## [Objective]
Restate the whole listing word for word. Pictures are left out.

++++ Data excerpt

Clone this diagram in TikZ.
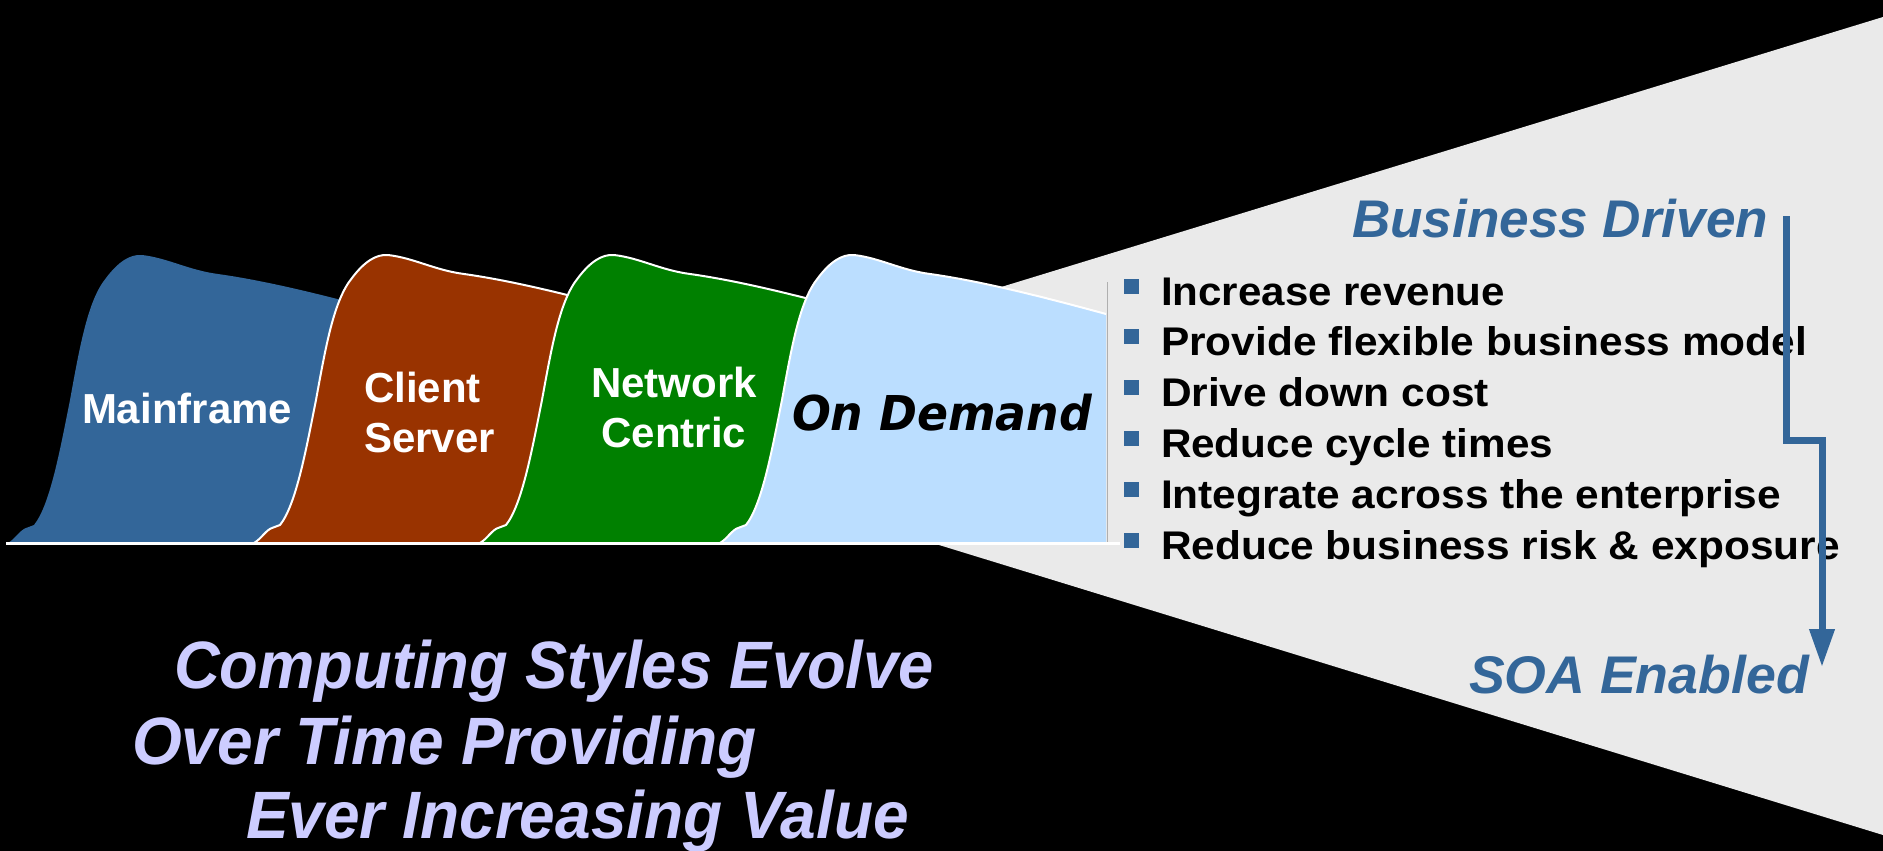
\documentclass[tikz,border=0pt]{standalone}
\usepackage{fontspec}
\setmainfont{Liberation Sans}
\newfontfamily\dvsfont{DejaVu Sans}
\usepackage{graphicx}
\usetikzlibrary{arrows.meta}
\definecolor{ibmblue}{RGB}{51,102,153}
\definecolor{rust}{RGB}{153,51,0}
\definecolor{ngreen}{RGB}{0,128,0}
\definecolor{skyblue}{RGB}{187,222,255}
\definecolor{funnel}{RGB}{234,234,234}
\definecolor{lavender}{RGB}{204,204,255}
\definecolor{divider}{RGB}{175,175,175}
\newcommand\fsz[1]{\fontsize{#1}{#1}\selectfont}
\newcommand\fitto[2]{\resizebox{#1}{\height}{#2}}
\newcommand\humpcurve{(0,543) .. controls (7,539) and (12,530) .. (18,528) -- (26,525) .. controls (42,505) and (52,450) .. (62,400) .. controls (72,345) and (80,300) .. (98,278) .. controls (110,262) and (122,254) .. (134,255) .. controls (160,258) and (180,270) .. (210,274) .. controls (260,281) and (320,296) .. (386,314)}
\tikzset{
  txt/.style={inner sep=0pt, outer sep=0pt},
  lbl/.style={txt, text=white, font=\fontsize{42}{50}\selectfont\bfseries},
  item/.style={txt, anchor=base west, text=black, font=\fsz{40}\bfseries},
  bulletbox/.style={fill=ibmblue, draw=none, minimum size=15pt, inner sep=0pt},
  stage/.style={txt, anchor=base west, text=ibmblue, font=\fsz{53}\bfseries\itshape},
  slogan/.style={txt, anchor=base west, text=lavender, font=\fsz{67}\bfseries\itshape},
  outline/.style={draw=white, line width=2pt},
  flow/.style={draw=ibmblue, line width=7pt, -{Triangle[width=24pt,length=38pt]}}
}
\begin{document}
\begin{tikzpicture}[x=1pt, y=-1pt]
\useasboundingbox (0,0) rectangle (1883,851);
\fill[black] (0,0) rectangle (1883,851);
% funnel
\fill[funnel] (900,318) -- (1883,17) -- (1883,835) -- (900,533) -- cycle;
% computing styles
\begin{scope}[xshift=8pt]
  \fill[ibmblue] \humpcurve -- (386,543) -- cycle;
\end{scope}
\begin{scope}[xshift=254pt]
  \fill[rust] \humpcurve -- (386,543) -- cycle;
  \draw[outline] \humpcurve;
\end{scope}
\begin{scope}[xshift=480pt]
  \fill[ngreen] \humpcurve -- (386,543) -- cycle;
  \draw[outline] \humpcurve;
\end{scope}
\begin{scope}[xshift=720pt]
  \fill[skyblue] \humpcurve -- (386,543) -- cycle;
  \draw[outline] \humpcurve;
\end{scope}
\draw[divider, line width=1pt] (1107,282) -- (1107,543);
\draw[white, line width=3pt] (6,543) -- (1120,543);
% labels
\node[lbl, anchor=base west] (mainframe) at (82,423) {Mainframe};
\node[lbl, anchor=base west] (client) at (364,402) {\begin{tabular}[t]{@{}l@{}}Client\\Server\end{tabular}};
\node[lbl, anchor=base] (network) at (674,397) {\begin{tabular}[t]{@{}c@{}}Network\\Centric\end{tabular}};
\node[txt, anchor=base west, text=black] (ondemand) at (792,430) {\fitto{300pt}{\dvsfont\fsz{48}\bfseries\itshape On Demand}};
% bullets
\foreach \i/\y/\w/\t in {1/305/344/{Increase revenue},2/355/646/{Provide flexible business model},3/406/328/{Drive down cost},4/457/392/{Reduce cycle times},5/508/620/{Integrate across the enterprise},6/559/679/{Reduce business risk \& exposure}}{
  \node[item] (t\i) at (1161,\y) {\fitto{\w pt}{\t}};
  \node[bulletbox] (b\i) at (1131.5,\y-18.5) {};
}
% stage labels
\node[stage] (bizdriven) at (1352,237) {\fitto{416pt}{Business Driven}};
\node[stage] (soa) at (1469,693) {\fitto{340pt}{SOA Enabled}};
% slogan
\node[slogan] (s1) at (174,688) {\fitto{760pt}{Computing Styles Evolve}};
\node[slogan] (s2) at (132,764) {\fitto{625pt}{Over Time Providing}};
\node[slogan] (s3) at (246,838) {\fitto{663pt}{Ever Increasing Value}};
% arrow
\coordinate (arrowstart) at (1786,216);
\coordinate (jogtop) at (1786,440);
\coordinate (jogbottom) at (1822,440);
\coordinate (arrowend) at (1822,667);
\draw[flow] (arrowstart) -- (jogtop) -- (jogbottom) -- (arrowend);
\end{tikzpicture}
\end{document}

++++++++

## [Written solution]
Clone this diagram in TikZ.
\documentclass[tikz,border=0pt]{standalone}
\usepackage{fontspec}
\setmainfont{Liberation Sans}
\newfontfamily\dvsfont{DejaVu Sans}
\usepackage{graphicx}
\usetikzlibrary{arrows.meta}
\definecolor{ibmblue}{RGB}{51,102,153}
\definecolor{rust}{RGB}{153,51,0}
\definecolor{ngreen}{RGB}{0,128,0}
\definecolor{skyblue}{RGB}{187,222,255}
\definecolor{funnel}{RGB}{234,234,234}
\definecolor{lavender}{RGB}{204,204,255}
\definecolor{divider}{RGB}{175,175,175}
\newcommand\fsz[1]{\fontsize{#1}{#1}\selectfont}
\newcommand\fitto[2]{\resizebox{#1}{\height}{#2}}
\newcommand\humpcurve{(0,543) .. controls (7,539) and (12,530) .. (18,528) -- (26,525) .. controls (42,505) and (52,450) .. (62,400) .. controls (72,345) and (80,300) .. (98,278) .. controls (110,262) and (122,254) .. (134,255) .. controls (160,258) and (180,270) .. (210,274) .. controls (260,281) and (320,296) .. (386,314)}
\tikzset{
  txt/.style={inner sep=0pt, outer sep=0pt},
  lbl/.style={txt, text=white, font=\fontsize{42}{50}\selectfont\bfseries},
  item/.style={txt, anchor=base west, text=black, font=\fsz{40}\bfseries},
  bulletbox/.style={fill=ibmblue, draw=none, minimum size=15pt, inner sep=0pt},
  stage/.style={txt, anchor=base west, text=ibmblue, font=\fsz{53}\bfseries\itshape},
  slogan/.style={txt, anchor=base west, text=lavender, font=\fsz{67}\bfseries\itshape},
  outline/.style={draw=white, line width=2pt},
  flow/.style={draw=ibmblue, line width=7pt, -{Triangle[width=24pt,length=38pt]}}
}
\begin{document}
\begin{tikzpicture}[x=1pt, y=-1pt]
\useasboundingbox (0,0) rectangle (1883,851);
\fill[black] (0,0) rectangle (1883,851);
% funnel
\fill[funnel] (900,318) -- (1883,17) -- (1883,835) -- (900,533) -- cycle;
% computing styles
\begin{scope}[xshift=8pt]
  \fill[ibmblue] \humpcurve -- (386,543) -- cycle;
\end{scope}
\begin{scope}[xshift=254pt]
  \fill[rust] \humpcurve -- (386,543) -- cycle;
  \draw[outline] \humpcurve;
\end{scope}
\begin{scope}[xshift=480pt]
  \fill[ngreen] \humpcurve -- (386,543) -- cycle;
  \draw[outline] \humpcurve;
\end{scope}
\begin{scope}[xshift=720pt]
  \fill[skyblue] \humpcurve -- (386,543) -- cycle;
  \draw[outline] \humpcurve;
\end{scope}
\draw[divider, line width=1pt] (1107,282) -- (1107,543);
\draw[white, line width=3pt] (6,543) -- (1120,543);
% labels
\node[lbl, anchor=base west] (mainframe) at (82,423) {Mainframe};
\node[lbl, anchor=base west] (client) at (364,402) {\begin{tabular}[t]{@{}l@{}}Client\\Server\end{tabular}};
\node[lbl, anchor=base] (network) at (674,397) {\begin{tabular}[t]{@{}c@{}}Network\\Centric\end{tabular}};
\node[txt, anchor=base west, text=black] (ondemand) at (792,430) {\fitto{300pt}{\dvsfont\fsz{48}\bfseries\itshape On Demand}};
% bullets
\foreach \i/\y/\w/\t in {1/305/344/{Increase revenue},2/355/646/{Provide flexible business model},3/406/328/{Drive down cost},4/457/392/{Reduce cycle times},5/508/620/{Integrate across the enterprise},6/559/679/{Reduce business risk \& exposure}}{
  \node[item] (t\i) at (1161,\y) {\fitto{\w pt}{\t}};
  \node[bulletbox] (b\i) at (1131.5,\y-18.5) {};
}
% stage labels
\node[stage] (bizdriven) at (1352,237) {\fitto{416pt}{Business Driven}};
\node[stage] (soa) at (1469,693) {\fitto{340pt}{SOA Enabled}};
% slogan
\node[slogan] (s1) at (174,688) {\fitto{760pt}{Computing Styles Evolve}};
\node[slogan] (s2) at (132,764) {\fitto{625pt}{Over Time Providing}};
\node[slogan] (s3) at (246,838) {\fitto{663pt}{Ever Increasing Value}};
% arrow
\coordinate (arrowstart) at (1786,216);
\coordinate (jogtop) at (1786,440);
\coordinate (jogbottom) at (1822,440);
\coordinate (arrowend) at (1822,667);
\draw[flow] (arrowstart) -- (jogtop) -- (jogbottom) -- (arrowend);
\end{tikzpicture}
\end{document}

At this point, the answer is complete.